Electrified threat ... "The strangest places can serve up the most memorable moments".

IT TOOK a while before I saw my wry amusement for what it really was - naivety. By this point, the streets had grown cold and dark. Those electric fences bordering every house that I'd thought of as ludicrous wildlife barriers came to seem more like symbols of an inverse prison. Baboons may be irksome but not to the point of justifying 3500 volts. The fences were for something else. Was Johannesburg really as dangerous as the rumours implied?

We sped down the M1 highway, my friend locking the car doors as she talked about her city with an enthusiasm glowing with utopian romance. There's the Hillbrow Tower, she said, pointing to a spike in the distance like a child who had just spotted the moon for the first time. It has been closed since 1981, its revolving restaurant stilled by security concerns about anti-apartheid violence. But things are changing. There's even talk of Sentech Tower reopening its viewing decks.

In cities with long histories of sectarian clashes and racial discontent, people like Jo Buitendach are a godsend. Many visitors to South Africa use Johannesburg as a transit point, or skip it entirely in favour of the serene vistas of Cape Town. Buitendach set up a trail-blazing tour company, Past Experiences, seeing the strange history of Soweto and inner-city Jo'burg as an undiscovered selling point. This is a place where no natural sources means water must be shipped in at great expense, where Kwa Mai-Mai Market sells animal parts for witchcraft. And who wouldn't want to learn about that?

The second annual Food-Wine-Design Fair was held in the converted space of an exclusive shopping mall car park. Nobody seemed to notice any irony in this. Instead, sashaying in designer clothes and waving around Grey Goose cocktails, the focus of the crowd was simply to celebrate all things local. We left the car and Buitendach pulled me into the fray, pushing past the famous artist, William Kentridge, and exchanging rand for paper tokens and paper tokens for pinot noir.

It's tempting to satirise the scene at hand, the car park turned into a tented pavilion, with beach chairs and iced tea and endless iterations of pesto, sampling spoons held aloft by an aspiring glitterati. But the truth is that it was completely wonderful. People laughed good-naturedly when the power failed - twice. The stalls were filled with lights built from abandoned scrap and loaves dyed blue from berry juice. Buitendach was needlessly effacing: it wasn't bad for a small town, she said modestly, which is what Jo'burg really was, once you got to know it. She squeezed my arm and pointed out a silver ring with a ram's head set in it like a diamond. It wouldn't have been bad for anywhere, I replied.
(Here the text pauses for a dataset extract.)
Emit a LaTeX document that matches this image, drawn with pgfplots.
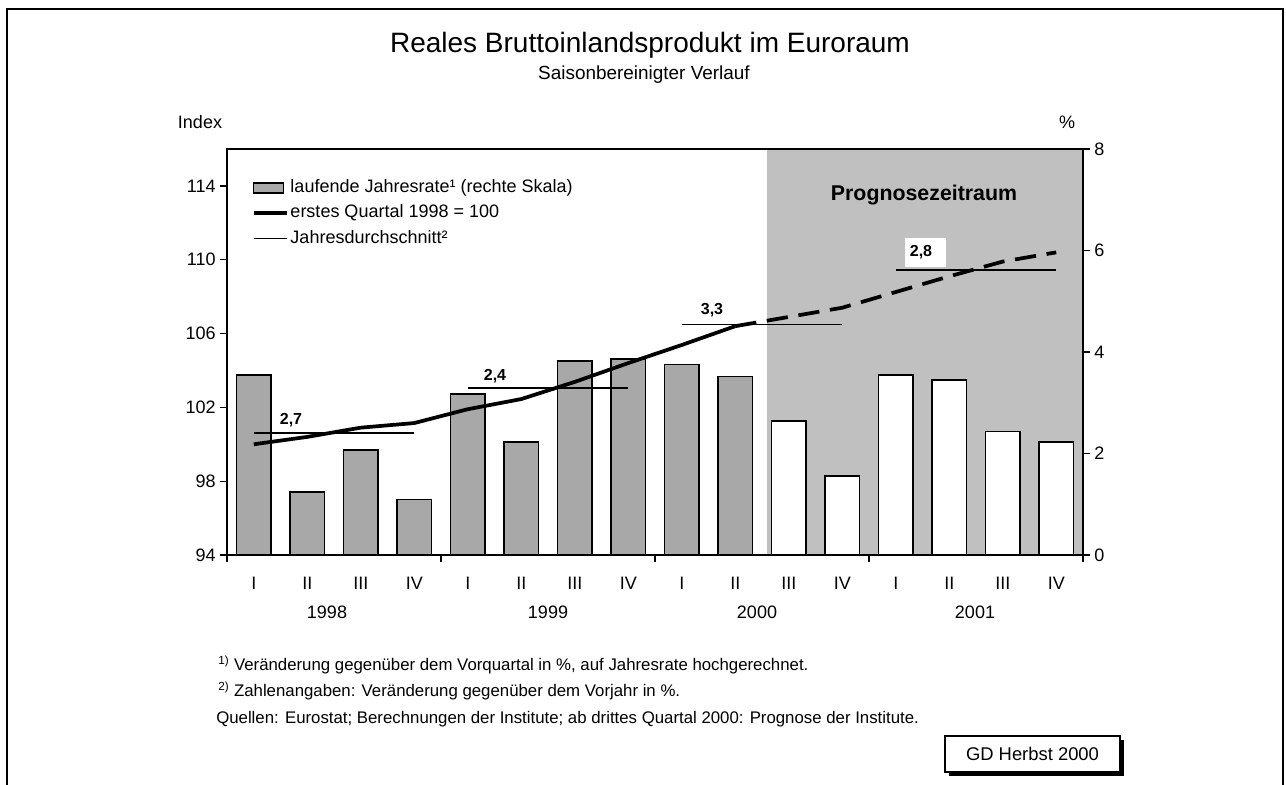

Back in the electrified threat of the Jo'burg night, we hailed another taxi. I was pondering how the strangest places can serve up the most memorable moments.

Buitendach struck up a conversation with the driver and somehow they got on to Chappies: the small squares of bubblegum beloved in South Africa. The driver smiled, sizing us up. Then he let us in on a little secret : in the 1970s, during the Soweto uprising, he and others had used chewed-up Chappies to improve the structure of their Afros, which were symbols of the Black Consciousness movement. Surprise after surprise.